**Instruction**: Your task is to retype, word for word, the lines from the start of the data through the line holding "return (B - py) / (B - T)". Do not include the pictures.

**Data extract**:
----------

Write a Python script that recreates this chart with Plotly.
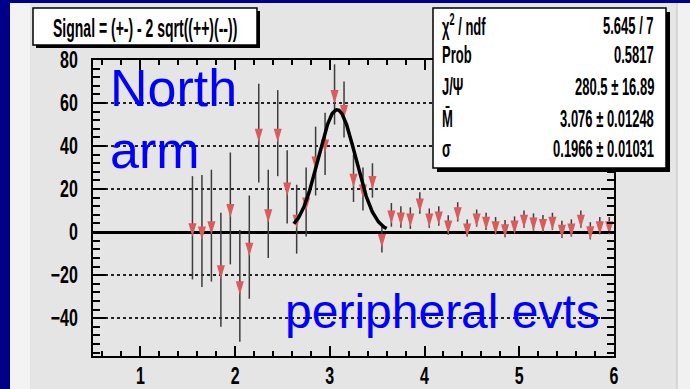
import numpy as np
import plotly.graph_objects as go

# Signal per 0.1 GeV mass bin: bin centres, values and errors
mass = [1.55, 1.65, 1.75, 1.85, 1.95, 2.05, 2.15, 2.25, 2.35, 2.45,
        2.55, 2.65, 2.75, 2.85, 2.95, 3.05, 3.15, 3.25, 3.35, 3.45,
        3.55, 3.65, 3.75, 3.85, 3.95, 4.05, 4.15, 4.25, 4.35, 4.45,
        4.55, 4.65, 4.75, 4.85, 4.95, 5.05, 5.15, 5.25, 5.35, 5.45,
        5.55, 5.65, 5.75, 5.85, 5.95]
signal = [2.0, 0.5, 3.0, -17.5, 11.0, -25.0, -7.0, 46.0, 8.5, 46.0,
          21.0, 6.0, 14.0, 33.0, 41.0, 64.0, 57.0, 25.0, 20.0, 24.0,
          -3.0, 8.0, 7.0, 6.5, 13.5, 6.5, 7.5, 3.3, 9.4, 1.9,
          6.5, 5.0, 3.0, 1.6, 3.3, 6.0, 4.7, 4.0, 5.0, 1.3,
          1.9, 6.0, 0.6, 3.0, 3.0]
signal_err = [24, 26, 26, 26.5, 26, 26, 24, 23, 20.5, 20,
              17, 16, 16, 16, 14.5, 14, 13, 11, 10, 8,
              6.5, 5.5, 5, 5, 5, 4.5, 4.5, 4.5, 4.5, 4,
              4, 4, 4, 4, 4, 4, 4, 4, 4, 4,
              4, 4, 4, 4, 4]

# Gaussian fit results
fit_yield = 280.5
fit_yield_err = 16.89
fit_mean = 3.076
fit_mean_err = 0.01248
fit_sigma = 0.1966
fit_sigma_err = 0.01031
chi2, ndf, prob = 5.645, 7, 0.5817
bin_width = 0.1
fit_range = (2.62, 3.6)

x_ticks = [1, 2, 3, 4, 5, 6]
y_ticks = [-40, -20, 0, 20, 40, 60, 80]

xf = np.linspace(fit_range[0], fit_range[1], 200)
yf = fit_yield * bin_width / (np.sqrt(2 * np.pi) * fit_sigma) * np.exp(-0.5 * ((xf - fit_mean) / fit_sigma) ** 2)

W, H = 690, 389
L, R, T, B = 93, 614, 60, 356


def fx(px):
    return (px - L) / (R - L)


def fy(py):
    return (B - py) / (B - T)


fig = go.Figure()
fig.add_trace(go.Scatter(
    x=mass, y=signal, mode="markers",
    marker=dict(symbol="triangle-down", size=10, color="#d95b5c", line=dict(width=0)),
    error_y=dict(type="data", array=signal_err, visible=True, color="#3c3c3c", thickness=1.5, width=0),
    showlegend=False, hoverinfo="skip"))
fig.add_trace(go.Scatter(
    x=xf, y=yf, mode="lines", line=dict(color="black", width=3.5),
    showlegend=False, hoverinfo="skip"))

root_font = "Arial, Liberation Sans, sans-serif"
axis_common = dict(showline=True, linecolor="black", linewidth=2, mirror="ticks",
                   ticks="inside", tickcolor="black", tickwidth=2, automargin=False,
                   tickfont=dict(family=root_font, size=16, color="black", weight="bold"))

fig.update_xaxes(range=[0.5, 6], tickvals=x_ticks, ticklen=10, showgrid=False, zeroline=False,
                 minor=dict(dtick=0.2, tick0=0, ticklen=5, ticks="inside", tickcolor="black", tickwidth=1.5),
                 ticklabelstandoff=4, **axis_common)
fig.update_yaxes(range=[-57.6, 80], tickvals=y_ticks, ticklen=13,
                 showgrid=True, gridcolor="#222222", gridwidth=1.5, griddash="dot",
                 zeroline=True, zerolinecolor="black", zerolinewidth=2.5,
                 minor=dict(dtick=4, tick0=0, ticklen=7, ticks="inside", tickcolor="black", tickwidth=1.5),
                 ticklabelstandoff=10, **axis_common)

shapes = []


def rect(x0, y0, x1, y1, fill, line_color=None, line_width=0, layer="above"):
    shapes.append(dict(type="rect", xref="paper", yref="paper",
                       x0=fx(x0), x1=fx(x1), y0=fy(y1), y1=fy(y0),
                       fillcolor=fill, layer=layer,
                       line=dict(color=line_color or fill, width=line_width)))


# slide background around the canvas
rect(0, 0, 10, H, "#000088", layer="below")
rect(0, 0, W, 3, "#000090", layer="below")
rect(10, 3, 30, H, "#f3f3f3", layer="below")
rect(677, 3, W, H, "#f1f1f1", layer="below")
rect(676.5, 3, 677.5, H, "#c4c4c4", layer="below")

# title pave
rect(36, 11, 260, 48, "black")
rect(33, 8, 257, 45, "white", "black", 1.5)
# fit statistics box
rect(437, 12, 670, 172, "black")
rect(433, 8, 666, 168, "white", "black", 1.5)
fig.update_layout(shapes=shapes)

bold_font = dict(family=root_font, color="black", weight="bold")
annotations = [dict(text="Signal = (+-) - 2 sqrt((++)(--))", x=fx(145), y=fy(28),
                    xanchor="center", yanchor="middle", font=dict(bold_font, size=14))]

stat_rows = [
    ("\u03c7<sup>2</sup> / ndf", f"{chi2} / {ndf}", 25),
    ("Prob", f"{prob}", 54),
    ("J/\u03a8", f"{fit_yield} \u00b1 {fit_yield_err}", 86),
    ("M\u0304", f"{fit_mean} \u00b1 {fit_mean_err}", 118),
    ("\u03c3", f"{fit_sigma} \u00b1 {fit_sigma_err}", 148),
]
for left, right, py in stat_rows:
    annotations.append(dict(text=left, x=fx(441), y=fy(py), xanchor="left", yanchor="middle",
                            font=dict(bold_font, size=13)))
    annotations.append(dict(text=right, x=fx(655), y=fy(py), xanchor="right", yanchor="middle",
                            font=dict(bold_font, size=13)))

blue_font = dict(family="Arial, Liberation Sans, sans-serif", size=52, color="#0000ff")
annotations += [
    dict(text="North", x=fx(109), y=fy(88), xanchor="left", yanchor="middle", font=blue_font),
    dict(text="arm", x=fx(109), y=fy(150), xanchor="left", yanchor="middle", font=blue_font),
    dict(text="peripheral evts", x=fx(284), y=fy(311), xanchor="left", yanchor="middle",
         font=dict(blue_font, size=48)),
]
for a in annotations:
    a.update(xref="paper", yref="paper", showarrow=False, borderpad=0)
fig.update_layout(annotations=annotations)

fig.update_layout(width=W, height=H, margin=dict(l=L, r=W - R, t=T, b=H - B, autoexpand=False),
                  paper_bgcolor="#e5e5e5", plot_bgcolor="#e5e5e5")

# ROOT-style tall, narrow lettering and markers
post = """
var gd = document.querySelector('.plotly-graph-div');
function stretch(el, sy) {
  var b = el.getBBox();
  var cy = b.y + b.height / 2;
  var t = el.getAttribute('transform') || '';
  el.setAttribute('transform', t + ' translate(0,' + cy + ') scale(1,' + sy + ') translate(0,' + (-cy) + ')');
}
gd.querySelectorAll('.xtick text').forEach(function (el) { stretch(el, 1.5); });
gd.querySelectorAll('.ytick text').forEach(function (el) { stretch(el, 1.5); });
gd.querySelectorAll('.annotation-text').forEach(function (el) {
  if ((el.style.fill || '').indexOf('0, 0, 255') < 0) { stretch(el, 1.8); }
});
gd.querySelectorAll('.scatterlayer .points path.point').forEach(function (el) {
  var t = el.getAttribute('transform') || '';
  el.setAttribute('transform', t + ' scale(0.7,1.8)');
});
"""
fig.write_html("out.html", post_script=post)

----------

**Exercise answer**:
Write a Python script that recreates this chart with Plotly.
import numpy as np
import plotly.graph_objects as go

# Signal per 0.1 GeV mass bin: bin centres, values and errors
mass = [1.55, 1.65, 1.75, 1.85, 1.95, 2.05, 2.15, 2.25, 2.35, 2.45,
        2.55, 2.65, 2.75, 2.85, 2.95, 3.05, 3.15, 3.25, 3.35, 3.45,
        3.55, 3.65, 3.75, 3.85, 3.95, 4.05, 4.15, 4.25, 4.35, 4.45,
        4.55, 4.65, 4.75, 4.85, 4.95, 5.05, 5.15, 5.25, 5.35, 5.45,
        5.55, 5.65, 5.75, 5.85, 5.95]
signal = [2.0, 0.5, 3.0, -17.5, 11.0, -25.0, -7.0, 46.0, 8.5, 46.0,
          21.0, 6.0, 14.0, 33.0, 41.0, 64.0, 57.0, 25.0, 20.0, 24.0,
          -3.0, 8.0, 7.0, 6.5, 13.5, 6.5, 7.5, 3.3, 9.4, 1.9,
          6.5, 5.0, 3.0, 1.6, 3.3, 6.0, 4.7, 4.0, 5.0, 1.3,
          1.9, 6.0, 0.6, 3.0, 3.0]
signal_err = [24, 26, 26, 26.5, 26, 26, 24, 23, 20.5, 20,
              17, 16, 16, 16, 14.5, 14, 13, 11, 10, 8,
              6.5, 5.5, 5, 5, 5, 4.5, 4.5, 4.5, 4.5, 4,
              4, 4, 4, 4, 4, 4, 4, 4, 4, 4,
              4, 4, 4, 4, 4]

# Gaussian fit results
fit_yield = 280.5
fit_yield_err = 16.89
fit_mean = 3.076
fit_mean_err = 0.01248
fit_sigma = 0.1966
fit_sigma_err = 0.01031
chi2, ndf, prob = 5.645, 7, 0.5817
bin_width = 0.1
fit_range = (2.62, 3.6)

x_ticks = [1, 2, 3, 4, 5, 6]
y_ticks = [-40, -20, 0, 20, 40, 60, 80]

xf = np.linspace(fit_range[0], fit_range[1], 200)
yf = fit_yield * bin_width / (np.sqrt(2 * np.pi) * fit_sigma) * np.exp(-0.5 * ((xf - fit_mean) / fit_sigma) ** 2)

W, H = 690, 389
L, R, T, B = 93, 614, 60, 356


def fx(px):
    return (px - L) / (R - L)


def fy(py):
    return (B - py) / (B - T)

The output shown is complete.